SongsListID = scrapy.Field()   #歌单id号
SongListName = scrapy.Field()  #歌单名
AmountOfPlay = scrapy.Field()  #播放量   
Labels = scrapy.Field()        #标签名
Url = scrapy.Field()           #歌单域名，为下一次详细爬取留备份
Collection = scrapy.Field()    #歌单收藏量  
Forwarding = scrapy.Field()    #转发量   
Comment = scrapy.Field()       #评论量   
NumberOfSongs = scrapy.Field() #歌曲数量
CreationDate = scrapy.Field()  #歌单创建日期
AuthorID = scrapy.Field()      #作者id

它们都是在 SongsListPageParse 函数中，通过解析歌单详细信息页面的来获取。

爬取下一页：

获取下一页的方法有两种：

一是从每页的“下一页” a标签中获取下一页的url地址

二是根据翻页的规律，每页的url中的offset参数相差35（即每页有35个歌单），因此只要令 offset+= 35 进行循环就可以一直爬取到下一页，直到 offset <= 35 * 37 为止，37是有37页。

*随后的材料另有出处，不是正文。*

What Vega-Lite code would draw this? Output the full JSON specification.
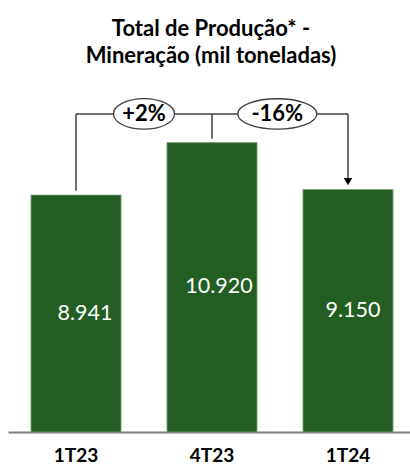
{
  "$schema": "https://vega.github.io/schema/vega-lite/v6.json",
  "autosize": "none",
  "width": 402,
  "height": 357,
  "padding": {"left": 8, "top": 75, "right": 0, "bottom": 33},
  "background": "white",
  "config": {"view": {"stroke": null}, "font": "Lato"},
  "title": {
    "text": ["\u00a0\u00a0\u00a0\u00a0\u00a0\u00a0\u00a0\u00a0\u00a0\u00a0\u00a0\u00a0\u00a0\u00a0\u00a0Total de Produção* -", "Mineração (mil toneladas)"],
    "font": "Lato",
    "fontSize": 22,
    "fontWeight": "bold",
    "color": "black",
    "lineHeight": 27,
    "anchor": "middle",
    "dx": 2,
    "offset": 7
  },
  "datasets": {
    "bars": [
      {"q": "1T23", "v": 8.941, "lbl": "8.941"},
      {"q": "4T23", "v": 10.920, "lbl": "10.920"},
      {"q": "1T24", "v": 9.150, "lbl": "9.150"}
    ],
    "links": [
      {"x1": 1, "x2": 1, "y1": 9.1, "y2": 12},
      {"x1": 2, "x2": 2, "y1": 11.06, "y2": 12},
      {"x1": 3, "x2": 3, "y1": 9.5, "y2": 12},
      {"x1": 1, "x2": 3, "y1": 12, "y2": 12}
    ],
    "arrow": [{"x": 3, "y": 9.45}],
    "pcts": [
      {"x": 1.5, "y": 12, "t": "+2%"},
      {"x": 2.48, "y": 12, "t": "-16%"}
    ]
  },
  "resolve": {"scale": {"x": "independent", "y": "independent"}, "axis": {"x": "independent", "y": "independent"}},
  "layer": [
    {
      "data": {"name": "bars"},
      "mark": {"type": "bar", "color": "#235e22", "stroke": "#7fa07f", "strokeWidth": 0.8},
      "encoding": {
        "x": {"field": "q", "type": "nominal", "sort": null,
              "scale": {"paddingInner": 0.338, "paddingOuter": 0.147, "align": 0.575},
              "axis": {"title": null, "domainColor": "#7f7f7f", "domainWidth": 2, "ticks": false,
                       "labelAngle": 0, "labelFont": "Lato", "labelFontSize": 19, "labelFontWeight": "bold",
                       "labelColor": "black", "labelPadding": 14, "grid": false}},
        "y": {"field": "v", "type": "quantitative", "scale": {"domain": [0, 13.47], "nice": false}, "axis": null}
      }
    },
    {
      "data": {"name": "bars"},
      "mark": {"type": "text", "color": "white", "font": "Lato", "fontSize": 21.5, "baseline": "middle"},
      "encoding": {
        "x": {"field": "q", "type": "nominal", "sort": null,
              "scale": {"paddingInner": 0.338, "paddingOuter": 0.147, "align": 0.575}, "axis": null},
        "y": {"field": "v", "type": "quantitative", "scale": {"domain": [0, 26.94], "nice": false}, "axis": null},
        "text": {"field": "lbl"}
      }
    },
    {
      "data": {"name": "links"},
      "mark": {"type": "rule", "color": "#404040", "strokeWidth": 1.5},
      "encoding": {
        "x": {"field": "x1", "type": "quantitative", "scale": {"domain": [0.5, 3.456], "nice": false, "zero": false}, "axis": null},
        "x2": {"field": "x2"},
        "y": {"field": "y1", "type": "quantitative", "scale": {"domain": [0, 13.47], "nice": false}, "axis": null},
        "y2": {"field": "y2"}
      }
    },
    {
      "data": {"name": "arrow"},
      "mark": {"type": "point", "shape": "triangle-down", "filled": true, "color": "black", "size": 70, "opacity": 1},
      "encoding": {
        "x": {"field": "x", "type": "quantitative", "scale": {"domain": [0.5, 3.456], "nice": false, "zero": false}, "axis": null},
        "y": {"field": "y", "type": "quantitative", "scale": {"domain": [0, 13.47], "nice": false}, "axis": null}
      }
    },
    {
      "data": {"name": "pcts"},
      "transform": [{"filter": "datum.t == '+2%'"}],
      "mark": {"type": "point", "shape": "M -1 0 A 1 0.5 0 1 0 1 0 A 1 0.5 0 1 0 -1 0 Z", "filled": true, "fill": "white", "stroke": "#404040", "strokeWidth": 1.3, "size": 3721, "opacity": 1},
      "encoding": {
        "x": {"field": "x", "type": "quantitative", "scale": {"domain": [0.5, 3.456], "nice": false, "zero": false}, "axis": null},
        "y": {"field": "y", "type": "quantitative", "scale": {"domain": [0, 13.47], "nice": false}, "axis": null}
      }
    },
    {
      "data": {"name": "pcts"},
      "transform": [{"filter": "datum.t == '-16%'"}],
      "mark": {"type": "point", "shape": "M -1 0 A 1 0.385 0 1 0 1 0 A 1 0.385 0 1 0 -1 0 Z", "filled": true, "fill": "white", "stroke": "#404040", "strokeWidth": 1.3, "size": 6241, "opacity": 1},
      "encoding": {
        "x": {"field": "x", "type": "quantitative", "scale": {"domain": [0.5, 3.456], "nice": false, "zero": false}, "axis": null},
        "y": {"field": "y", "type": "quantitative", "scale": {"domain": [0, 13.47], "nice": false}, "axis": null}
      }
    },
    {
      "data": {"name": "pcts"},
      "mark": {"type": "text", "color": "black", "font": "Lato", "fontSize": 22, "fontWeight": "bold", "baseline": "middle"},
      "encoding": {
        "x": {"field": "x", "type": "quantitative", "scale": {"domain": [0.5, 3.456], "nice": false, "zero": false}, "axis": null},
        "y": {"field": "y", "type": "quantitative", "scale": {"domain": [0, 13.47], "nice": false}, "axis": null},
        "text": {"field": "t"}
      }
    }
  ]
}
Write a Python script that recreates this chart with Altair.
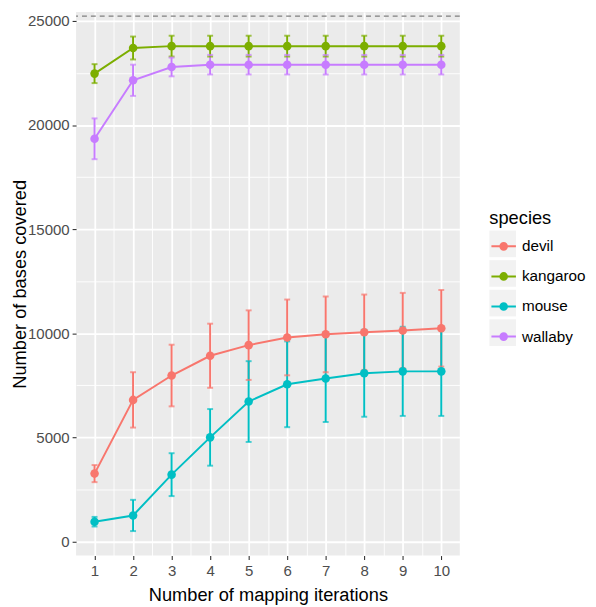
import altair as alt
import pandas as pd

# ---- data ----
iterations = [1, 2, 3, 4, 5, 6, 7, 8, 9, 10]
species = ["devil", "kangaroo", "mouse", "wallaby"]

devil_mean = [3260, 6800, 7970, 8920, 9430, 9800, 9950, 10050, 10130, 10240]
devil_sd = [410, 1330, 1480, 1540, 1670, 1820, 1820, 1810, 1810, 1840]

kangaroo_mean = [22470, 23700, 23790, 23790, 23790, 23790, 23790, 23790, 23790, 23790]
kangaroo_sd = [455, 550, 500, 500, 500, 500, 500, 500, 500, 500]

mouse_mean = [950, 1250, 3210, 5000, 6720, 7550, 7830, 8080, 8170, 8170]
mouse_sd = [230, 750, 1030, 1360, 1940, 2060, 2090, 2090, 2140, 2140]

wallaby_mean = [19340, 22150, 22790, 22900, 22900, 22900, 22900, 22900, 22900, 22900]
wallaby_sd = [980, 750, 450, 470, 470, 470, 470, 470, 470, 470]

max_bases = [25230]

colors = ["#F8766D", "#7CAE00", "#00BFC4", "#C77CFF"]

x_breaks = [1, 1.5, 2, 2.5, 3, 3.5, 4, 4.5, 5, 5.5, 6, 6.5, 7, 7.5, 8, 8.5, 9, 9.5, 10]
y_breaks = [0, 2500, 5000, 7500, 10000, 12500, 15000, 17500, 20000, 22500, 25000]

rows = []
for sp, means, sds in zip(species,
                          [devil_mean, kangaroo_mean, mouse_mean, wallaby_mean],
                          [devil_sd, kangaroo_sd, mouse_sd, wallaby_sd]):
    for it, m, s in zip(iterations, means, sds):
        rows.append({"species": sp, "key": sp, "iteration": it,
                     "mean": m, "lo": m - s, "hi": m + s})
df = pd.DataFrame(rows)
hdf = pd.DataFrame({"y": max_bases})

FONT = "Liberation Sans"

xscale = alt.Scale(domain=[0.52, 10.48], nice=False, zero=False)
yscale = alt.Scale(domain=[-677, 25426], nice=False, zero=False)

x_axis = alt.Axis(
    values=x_breaks, title="Number of mapping iterations",
    labelExpr="datum.value % 1 === 0 ? format(datum.value, 'd') : ''",
    gridWidth={"condition": {"test": "datum.value % 1 === 0", "value": 1.8}, "value": 0.9},
    tickOpacity={"condition": {"test": "datum.value % 1 === 0", "value": 1}, "value": 0},
    labelOverlap=False, labelFlush=False, labelBound=False,
)
y_axis = alt.Axis(
    values=y_breaks, title="Number of bases covered",
    labelExpr="datum.value % 5000 === 0 ? format(datum.value, 'd') : ''",
    gridWidth={"condition": {"test": "datum.value % 5000 === 0", "value": 1.8}, "value": 0.9},
    tickOpacity={"condition": {"test": "datum.value % 5000 === 0", "value": 1}, "value": 0},
    labelOverlap=False, labelFlush=False, labelBound=False,
)

X = alt.X("iteration:Q", scale=xscale, axis=x_axis)
Y = alt.Y("mean:Q", scale=yscale, axis=y_axis)

key_path = ("M-0.92,0L0.92,0M-0.25,0A0.25,0.25,0,1,1,0.25,0"
            "A0.25,0.25,0,1,1,-0.25,0Z")

LEG_X = 419
LEG_Y = 198

color_legend = alt.Legend(
    orient="none", legendX=LEG_X, legendY=LEG_Y + 1.5, title="species",
    titleFontSize=18.5, titleFont=FONT, titleColor="#000000", titleFontWeight="normal",
    titlePadding=5, labelFontSize=15.5, labelFont=FONT, labelColor="#000000",
    labelOffset=4, rowPadding=7.5, symbolSize=729, symbolType=key_path,
    symbolStrokeWidth=2, symbolOpacity=1, padding=0, zindex=2,
)
C = alt.Color("species:N", scale=alt.Scale(domain=species, range=colors),
              legend=color_legend)

base = alt.Chart(df)

points = base.mark_circle(size=75, opacity=1).encode(x=X, y=Y, color=C)
lines = base.mark_line(strokeWidth=2).encode(x=X, y=Y, color=C)
bars = base.mark_rule(strokeWidth=2).encode(
    x=X, y=alt.Y("lo:Q", scale=yscale, axis=y_axis), y2="hi:Q", color=C)
caps = base.transform_fold(["lo", "hi"], as_=["end", "val"]).mark_tick(
    orient="horizontal", thickness=2, size=6).encode(
    x=X, y=alt.Y("val:Q", scale=yscale, axis=y_axis), color=C)

key_legend = alt.Legend(
    orient="none", legendX=LEG_X, legendY=LEG_Y, title=" ",
    titleFontSize=18.5, titleFont=FONT, titleFontWeight="normal",
    titlePadding=5, labelFontSize=15.5, labelFont=FONT, labelExpr="''",
    labelOffset=4, rowPadding=3, symbolSize=729, symbolType="square",
    symbolFillColor="#F2F2F2", symbolStrokeColor="transparent", symbolStrokeWidth=0,
    symbolOpacity=1, padding=0, zindex=1,
)
dummy = base.mark_point(filled=True, size=0, opacity=1, color="#F2F2F2").encode(
    x=X, y=Y,
    shape=alt.Shape("key:N", scale=alt.Scale(range=["square"] * 4),
                    legend=key_legend))

hline = alt.Chart(hdf).mark_rule(strokeDash=[5, 4], color="#808080", strokeWidth=1.3).encode(
    y=alt.Y("y:Q", scale=yscale, axis=y_axis))

chart = alt.layer(dummy, lines, bars, caps, points, hline).properties(
    width=389, height=551,
    autosize=alt.AutoSizeParams(type="none"),
    padding={"left": 69, "top": 0, "right": 130, "bottom": 48},
).configure_view(
    fill="#EBEBEB", stroke="transparent", strokeWidth=0
).configure_axis(
    grid=True, gridColor="#FFFFFF", domain=False,
    tickColor="#333333", tickSize=4, tickWidth=1.1,
    labelColor="#4D4D4D", labelFont=FONT, labelFontSize=15.2,
    titleColor="#000000", titleFont=FONT, titleFontSize=18.5, titleFontWeight="normal",
).configure_axisX(titlePadding=7, labelPadding=4).configure_axisY(titlePadding=-2, labelPadding=3)

chart.save("out.html", embed_options={"renderer": "svg", "actions": False})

其实每次，所以在爬取下一页的时候没有用for ，而只是用 if 来判断offset

yield scrapy.Request(nextpage_a_url, callback=self.parse)

其实就是一个递归，调用parse函数自身。

由于第二种方法更为简便，所以这里使用的第二种方法来爬取下一页

4. 设置pipelines.py 来保存获取到的信息（即item）

from scrapy.exporters import CsvItemExporter

class WyymusicPipeline:
    def __init__(self):
        self.MusicListFile = open("MusicList.csv", "wb+")   #保存为csv格式
        self.MusicListExporter = CsvItemExporter(self.MusicListFile, encoding='utf8')
        self.MusicListExporter.start_exporting()

    def process_item(self, item, spider):
        if spider.name == 'MusicList':
            self.MusicListExporter.export_item(item)
            return item

5.终于到了激动人心的时刻！—— 启动爬虫

在终端（Terminal）中输入：

scrapy crawl MusicList

（注意：在此之前要保证是在wyyMusic爬虫目录下，若不在，则可以通过 cd wyyMusic 来进入到爬虫目录下。）